Data shown:
· · · · ·
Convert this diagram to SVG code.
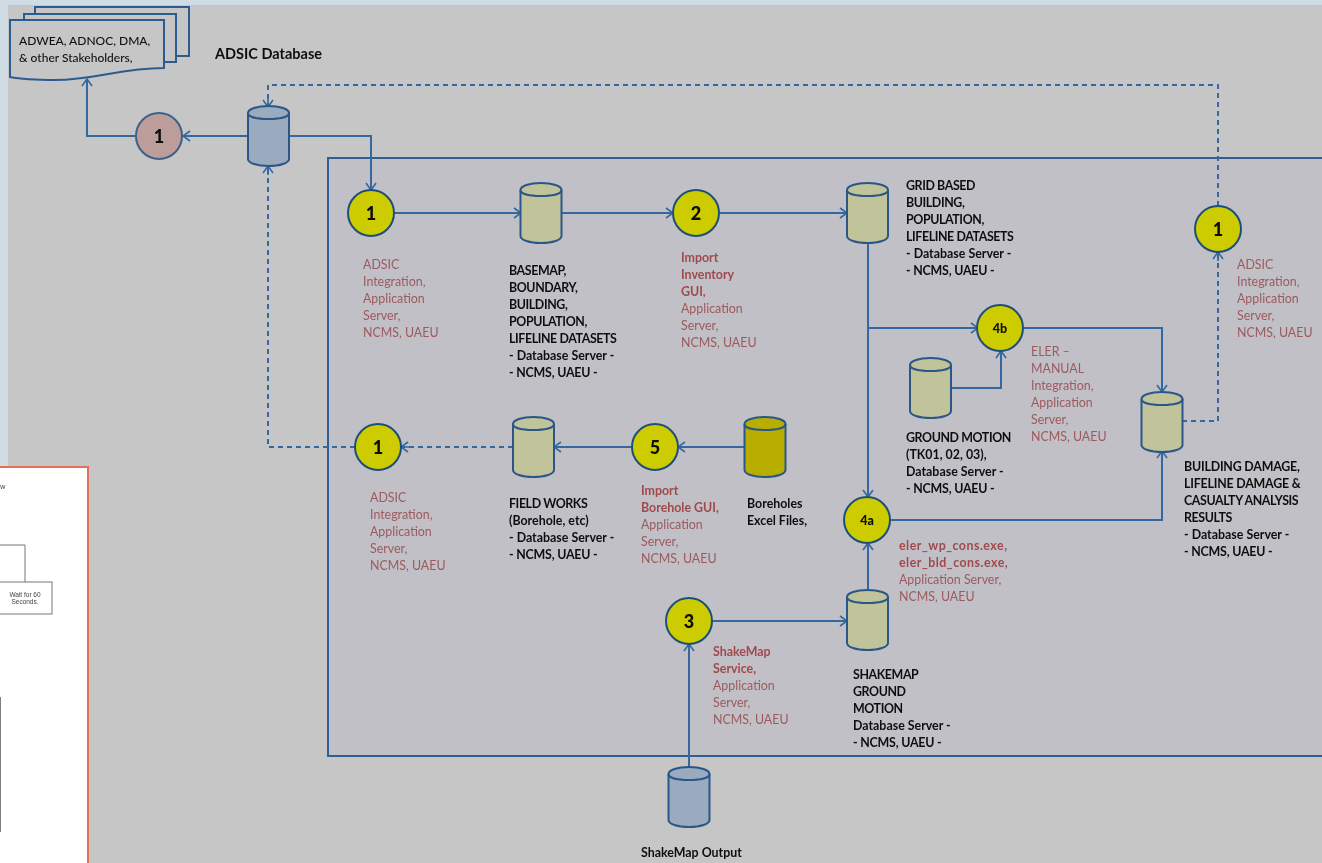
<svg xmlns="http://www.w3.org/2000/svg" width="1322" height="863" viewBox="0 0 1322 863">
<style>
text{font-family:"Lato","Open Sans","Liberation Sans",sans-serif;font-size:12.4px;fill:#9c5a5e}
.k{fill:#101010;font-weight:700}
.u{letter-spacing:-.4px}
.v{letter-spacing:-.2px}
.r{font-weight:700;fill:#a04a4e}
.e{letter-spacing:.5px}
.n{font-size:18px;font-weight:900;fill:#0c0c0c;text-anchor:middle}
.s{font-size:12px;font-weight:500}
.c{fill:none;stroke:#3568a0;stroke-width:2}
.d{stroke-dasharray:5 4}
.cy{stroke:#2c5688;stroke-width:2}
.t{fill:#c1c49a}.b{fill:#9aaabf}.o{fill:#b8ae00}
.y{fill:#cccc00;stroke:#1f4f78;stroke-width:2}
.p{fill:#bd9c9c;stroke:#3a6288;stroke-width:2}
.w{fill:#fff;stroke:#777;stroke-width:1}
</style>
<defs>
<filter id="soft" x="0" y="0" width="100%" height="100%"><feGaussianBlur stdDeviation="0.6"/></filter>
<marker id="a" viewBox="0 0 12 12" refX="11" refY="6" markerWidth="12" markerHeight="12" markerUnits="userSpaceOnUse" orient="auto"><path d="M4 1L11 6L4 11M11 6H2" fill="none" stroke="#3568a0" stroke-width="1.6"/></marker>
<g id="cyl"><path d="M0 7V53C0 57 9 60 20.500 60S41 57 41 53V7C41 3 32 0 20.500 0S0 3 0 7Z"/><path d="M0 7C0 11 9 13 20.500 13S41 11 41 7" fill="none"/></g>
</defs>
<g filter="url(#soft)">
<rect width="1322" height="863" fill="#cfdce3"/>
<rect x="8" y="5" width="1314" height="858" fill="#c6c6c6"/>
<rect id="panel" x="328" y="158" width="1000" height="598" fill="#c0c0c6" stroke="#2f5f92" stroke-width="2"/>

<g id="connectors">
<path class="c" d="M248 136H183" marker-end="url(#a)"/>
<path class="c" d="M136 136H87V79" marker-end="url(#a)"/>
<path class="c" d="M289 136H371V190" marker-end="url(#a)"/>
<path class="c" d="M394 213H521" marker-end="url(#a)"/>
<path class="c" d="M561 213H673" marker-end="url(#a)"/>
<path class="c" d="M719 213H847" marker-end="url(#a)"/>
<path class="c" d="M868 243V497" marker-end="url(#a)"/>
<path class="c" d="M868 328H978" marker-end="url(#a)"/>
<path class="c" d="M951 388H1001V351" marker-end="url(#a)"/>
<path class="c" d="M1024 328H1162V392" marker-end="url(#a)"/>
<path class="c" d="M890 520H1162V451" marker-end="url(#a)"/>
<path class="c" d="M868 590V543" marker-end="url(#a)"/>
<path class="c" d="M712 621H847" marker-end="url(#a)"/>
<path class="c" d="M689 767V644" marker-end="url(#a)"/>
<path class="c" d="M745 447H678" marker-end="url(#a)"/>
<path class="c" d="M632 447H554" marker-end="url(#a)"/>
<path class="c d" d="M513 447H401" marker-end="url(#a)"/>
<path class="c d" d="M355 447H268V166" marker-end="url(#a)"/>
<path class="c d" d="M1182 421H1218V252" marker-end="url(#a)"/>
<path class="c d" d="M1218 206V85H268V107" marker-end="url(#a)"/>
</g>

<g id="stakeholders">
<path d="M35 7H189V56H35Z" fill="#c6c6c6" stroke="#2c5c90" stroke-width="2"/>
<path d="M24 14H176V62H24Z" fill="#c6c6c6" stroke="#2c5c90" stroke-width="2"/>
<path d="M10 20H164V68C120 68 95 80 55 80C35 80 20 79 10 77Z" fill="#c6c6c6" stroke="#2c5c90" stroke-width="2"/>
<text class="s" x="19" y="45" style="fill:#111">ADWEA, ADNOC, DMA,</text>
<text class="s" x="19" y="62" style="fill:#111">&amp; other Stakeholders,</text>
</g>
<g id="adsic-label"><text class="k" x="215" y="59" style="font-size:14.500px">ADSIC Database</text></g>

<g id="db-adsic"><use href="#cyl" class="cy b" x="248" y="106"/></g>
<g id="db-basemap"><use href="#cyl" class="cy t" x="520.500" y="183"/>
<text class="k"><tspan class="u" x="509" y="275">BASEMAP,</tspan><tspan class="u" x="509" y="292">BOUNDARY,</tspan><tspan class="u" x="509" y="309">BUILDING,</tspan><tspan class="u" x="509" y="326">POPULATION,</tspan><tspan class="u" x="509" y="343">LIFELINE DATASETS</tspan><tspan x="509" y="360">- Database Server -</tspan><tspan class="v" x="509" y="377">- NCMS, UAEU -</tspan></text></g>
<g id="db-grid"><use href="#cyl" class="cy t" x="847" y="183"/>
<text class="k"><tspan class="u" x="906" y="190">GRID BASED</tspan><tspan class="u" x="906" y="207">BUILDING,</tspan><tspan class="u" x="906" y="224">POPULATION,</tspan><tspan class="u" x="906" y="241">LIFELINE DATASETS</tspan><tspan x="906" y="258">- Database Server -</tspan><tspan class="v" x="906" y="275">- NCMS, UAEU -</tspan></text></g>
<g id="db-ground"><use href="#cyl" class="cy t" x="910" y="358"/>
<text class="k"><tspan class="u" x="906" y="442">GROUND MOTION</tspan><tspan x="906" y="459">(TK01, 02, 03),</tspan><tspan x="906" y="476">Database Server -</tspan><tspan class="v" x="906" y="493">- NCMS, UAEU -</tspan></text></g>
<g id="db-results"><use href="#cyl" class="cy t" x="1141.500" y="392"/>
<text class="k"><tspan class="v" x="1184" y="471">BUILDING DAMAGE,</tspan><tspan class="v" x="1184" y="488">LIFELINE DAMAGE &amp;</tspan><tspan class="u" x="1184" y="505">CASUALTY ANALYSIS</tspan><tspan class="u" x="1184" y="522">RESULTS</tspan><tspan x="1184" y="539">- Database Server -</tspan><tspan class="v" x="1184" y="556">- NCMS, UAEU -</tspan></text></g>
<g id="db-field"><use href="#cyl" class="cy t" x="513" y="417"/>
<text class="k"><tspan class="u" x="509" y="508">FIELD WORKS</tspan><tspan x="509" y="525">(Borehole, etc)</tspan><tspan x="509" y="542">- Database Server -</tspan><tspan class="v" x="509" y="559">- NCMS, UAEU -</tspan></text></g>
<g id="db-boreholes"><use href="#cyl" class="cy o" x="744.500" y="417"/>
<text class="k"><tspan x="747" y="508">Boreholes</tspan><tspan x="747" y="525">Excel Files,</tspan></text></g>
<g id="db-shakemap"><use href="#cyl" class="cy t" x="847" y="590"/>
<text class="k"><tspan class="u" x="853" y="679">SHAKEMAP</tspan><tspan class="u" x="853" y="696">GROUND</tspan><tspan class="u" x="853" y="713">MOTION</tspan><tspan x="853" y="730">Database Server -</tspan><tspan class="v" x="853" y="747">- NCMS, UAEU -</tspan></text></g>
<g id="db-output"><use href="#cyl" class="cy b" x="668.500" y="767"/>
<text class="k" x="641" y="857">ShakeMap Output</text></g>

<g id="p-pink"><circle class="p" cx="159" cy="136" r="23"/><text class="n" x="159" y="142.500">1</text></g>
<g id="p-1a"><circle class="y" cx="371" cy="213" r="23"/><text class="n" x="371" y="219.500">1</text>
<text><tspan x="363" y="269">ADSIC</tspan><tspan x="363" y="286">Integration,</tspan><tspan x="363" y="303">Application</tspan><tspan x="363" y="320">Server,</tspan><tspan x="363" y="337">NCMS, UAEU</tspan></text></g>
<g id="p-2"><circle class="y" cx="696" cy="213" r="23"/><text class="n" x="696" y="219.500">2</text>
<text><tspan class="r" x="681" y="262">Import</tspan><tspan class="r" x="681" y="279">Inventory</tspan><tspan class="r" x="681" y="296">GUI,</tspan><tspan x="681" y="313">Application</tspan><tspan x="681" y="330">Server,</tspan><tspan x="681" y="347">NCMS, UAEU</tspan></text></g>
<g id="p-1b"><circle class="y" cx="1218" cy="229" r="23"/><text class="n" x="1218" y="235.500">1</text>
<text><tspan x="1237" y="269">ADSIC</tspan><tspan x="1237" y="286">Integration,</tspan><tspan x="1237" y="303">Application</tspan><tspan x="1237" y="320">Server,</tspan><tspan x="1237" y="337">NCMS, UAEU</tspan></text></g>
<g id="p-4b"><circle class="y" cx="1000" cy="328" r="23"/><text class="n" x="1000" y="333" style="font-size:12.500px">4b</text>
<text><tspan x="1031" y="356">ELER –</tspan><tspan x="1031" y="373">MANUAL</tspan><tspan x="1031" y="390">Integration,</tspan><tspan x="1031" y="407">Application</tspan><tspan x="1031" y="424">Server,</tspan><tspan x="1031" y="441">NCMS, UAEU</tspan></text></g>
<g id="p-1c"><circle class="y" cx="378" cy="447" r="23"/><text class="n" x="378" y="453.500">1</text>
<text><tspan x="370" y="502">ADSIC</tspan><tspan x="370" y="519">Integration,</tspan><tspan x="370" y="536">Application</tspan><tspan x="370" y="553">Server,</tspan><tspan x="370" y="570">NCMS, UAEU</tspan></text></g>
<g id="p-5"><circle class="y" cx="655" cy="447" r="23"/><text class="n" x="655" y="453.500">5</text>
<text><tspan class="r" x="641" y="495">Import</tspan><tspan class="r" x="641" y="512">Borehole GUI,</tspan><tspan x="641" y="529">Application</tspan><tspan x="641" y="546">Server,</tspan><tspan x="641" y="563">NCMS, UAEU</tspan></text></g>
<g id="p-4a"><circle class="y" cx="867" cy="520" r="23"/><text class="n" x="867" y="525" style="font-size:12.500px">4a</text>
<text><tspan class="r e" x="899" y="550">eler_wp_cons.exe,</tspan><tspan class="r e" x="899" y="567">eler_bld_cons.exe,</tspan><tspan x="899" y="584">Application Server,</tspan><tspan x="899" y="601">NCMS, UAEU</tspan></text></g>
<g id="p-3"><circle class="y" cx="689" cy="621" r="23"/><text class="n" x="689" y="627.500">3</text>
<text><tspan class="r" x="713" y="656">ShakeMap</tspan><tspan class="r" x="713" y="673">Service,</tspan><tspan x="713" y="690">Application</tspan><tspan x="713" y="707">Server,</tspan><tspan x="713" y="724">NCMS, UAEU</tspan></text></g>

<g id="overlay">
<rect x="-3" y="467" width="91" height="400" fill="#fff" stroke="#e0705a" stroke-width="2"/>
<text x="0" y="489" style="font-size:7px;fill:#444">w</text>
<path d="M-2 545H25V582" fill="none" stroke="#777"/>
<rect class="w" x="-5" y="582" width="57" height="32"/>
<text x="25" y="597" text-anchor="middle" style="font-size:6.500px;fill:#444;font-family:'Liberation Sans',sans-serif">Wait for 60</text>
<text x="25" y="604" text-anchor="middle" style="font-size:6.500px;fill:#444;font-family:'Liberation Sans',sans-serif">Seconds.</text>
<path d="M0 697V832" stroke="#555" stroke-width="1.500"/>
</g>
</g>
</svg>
· · · · ·
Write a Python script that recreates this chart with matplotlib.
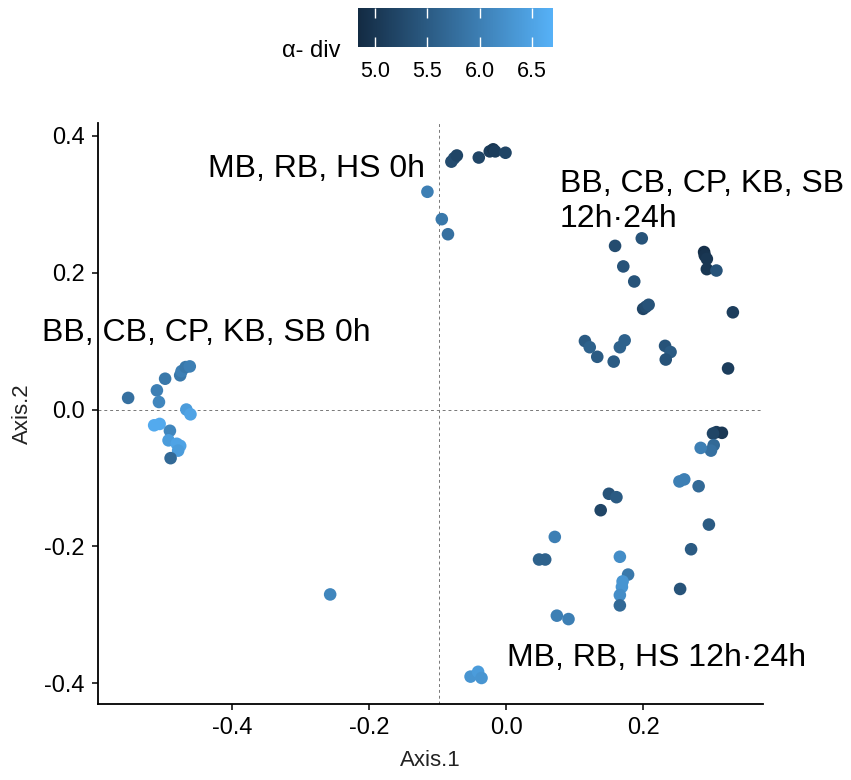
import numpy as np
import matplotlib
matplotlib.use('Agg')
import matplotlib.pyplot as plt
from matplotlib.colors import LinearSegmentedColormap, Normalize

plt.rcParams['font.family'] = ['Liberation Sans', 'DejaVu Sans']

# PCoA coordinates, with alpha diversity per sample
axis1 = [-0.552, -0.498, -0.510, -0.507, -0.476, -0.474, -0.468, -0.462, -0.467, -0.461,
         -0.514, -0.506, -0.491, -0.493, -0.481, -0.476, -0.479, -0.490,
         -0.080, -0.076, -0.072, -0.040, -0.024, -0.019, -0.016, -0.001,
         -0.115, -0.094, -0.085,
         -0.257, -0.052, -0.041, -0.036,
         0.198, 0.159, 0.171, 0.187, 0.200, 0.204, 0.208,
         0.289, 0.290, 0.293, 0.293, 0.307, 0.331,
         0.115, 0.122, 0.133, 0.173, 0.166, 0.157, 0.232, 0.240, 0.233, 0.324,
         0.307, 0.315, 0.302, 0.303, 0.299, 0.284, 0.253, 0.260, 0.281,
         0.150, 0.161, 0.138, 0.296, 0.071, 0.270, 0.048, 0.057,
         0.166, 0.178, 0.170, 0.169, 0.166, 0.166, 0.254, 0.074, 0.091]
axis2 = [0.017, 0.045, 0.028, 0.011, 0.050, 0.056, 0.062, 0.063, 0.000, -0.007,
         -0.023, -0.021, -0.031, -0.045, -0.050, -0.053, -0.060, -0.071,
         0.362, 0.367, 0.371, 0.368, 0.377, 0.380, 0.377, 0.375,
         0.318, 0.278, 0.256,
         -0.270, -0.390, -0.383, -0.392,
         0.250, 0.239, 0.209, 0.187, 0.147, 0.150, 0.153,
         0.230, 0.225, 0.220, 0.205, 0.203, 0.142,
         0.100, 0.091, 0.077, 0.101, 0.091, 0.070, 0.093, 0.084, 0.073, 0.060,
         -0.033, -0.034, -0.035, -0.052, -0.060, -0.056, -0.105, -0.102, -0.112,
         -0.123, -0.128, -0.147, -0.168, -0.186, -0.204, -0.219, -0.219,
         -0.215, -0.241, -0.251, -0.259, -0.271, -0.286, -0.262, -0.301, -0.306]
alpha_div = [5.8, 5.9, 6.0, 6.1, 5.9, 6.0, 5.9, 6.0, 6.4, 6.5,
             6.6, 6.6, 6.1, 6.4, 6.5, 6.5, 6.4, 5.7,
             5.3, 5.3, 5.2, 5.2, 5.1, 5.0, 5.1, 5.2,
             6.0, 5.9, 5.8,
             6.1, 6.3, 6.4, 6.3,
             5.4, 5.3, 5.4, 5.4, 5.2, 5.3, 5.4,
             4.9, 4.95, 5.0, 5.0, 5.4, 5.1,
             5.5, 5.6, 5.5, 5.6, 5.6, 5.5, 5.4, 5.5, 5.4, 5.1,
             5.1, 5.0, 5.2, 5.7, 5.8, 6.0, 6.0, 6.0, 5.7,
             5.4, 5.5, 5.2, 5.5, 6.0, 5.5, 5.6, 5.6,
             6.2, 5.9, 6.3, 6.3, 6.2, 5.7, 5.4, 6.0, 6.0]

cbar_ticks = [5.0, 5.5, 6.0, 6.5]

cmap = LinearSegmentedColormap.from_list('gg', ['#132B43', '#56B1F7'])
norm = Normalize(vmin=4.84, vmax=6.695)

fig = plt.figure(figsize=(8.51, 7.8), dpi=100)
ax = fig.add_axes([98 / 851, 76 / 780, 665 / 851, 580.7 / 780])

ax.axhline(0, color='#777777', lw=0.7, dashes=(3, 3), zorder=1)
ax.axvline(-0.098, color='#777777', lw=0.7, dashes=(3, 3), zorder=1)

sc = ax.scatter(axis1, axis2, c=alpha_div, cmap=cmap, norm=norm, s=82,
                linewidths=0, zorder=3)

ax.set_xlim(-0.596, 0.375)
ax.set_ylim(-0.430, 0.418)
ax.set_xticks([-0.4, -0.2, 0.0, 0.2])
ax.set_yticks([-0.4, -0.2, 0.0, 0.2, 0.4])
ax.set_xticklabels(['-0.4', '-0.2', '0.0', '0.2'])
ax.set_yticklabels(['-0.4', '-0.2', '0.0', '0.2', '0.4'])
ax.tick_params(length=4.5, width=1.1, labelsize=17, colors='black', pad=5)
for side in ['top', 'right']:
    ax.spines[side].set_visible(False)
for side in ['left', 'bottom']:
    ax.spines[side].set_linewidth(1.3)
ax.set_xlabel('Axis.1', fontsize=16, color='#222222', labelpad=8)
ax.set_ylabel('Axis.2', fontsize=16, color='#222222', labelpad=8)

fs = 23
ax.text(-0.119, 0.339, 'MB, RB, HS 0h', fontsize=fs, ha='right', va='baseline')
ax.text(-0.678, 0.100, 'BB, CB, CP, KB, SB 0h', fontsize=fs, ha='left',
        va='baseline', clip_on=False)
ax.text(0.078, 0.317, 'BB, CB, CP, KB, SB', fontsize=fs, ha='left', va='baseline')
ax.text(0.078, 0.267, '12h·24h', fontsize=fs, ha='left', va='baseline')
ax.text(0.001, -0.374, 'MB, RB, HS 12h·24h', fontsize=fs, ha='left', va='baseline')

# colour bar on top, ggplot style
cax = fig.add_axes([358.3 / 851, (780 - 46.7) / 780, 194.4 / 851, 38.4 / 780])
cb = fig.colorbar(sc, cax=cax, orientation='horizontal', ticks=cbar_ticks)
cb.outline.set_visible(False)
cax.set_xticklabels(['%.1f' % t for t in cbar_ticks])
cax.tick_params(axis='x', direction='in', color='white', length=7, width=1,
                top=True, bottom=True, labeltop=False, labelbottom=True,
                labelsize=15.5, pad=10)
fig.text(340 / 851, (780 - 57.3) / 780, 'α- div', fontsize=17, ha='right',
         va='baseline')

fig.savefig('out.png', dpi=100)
· · · · ·
Short exercise: Extract, without any images, the part of the material above that opens with the line containing "Write a Python" and closes with the line containing "plt.rcParams['font.family'] = ['Liberation", both lines included.

Expected answer:
Write a Python script that recreates this chart with matplotlib.
import numpy as np
import matplotlib
matplotlib.use('Agg')
import matplotlib.pyplot as plt
from matplotlib.colors import LinearSegmentedColormap, Normalize

plt.rcParams['font.family'] = ['Liberation Sans', 'DejaVu Sans']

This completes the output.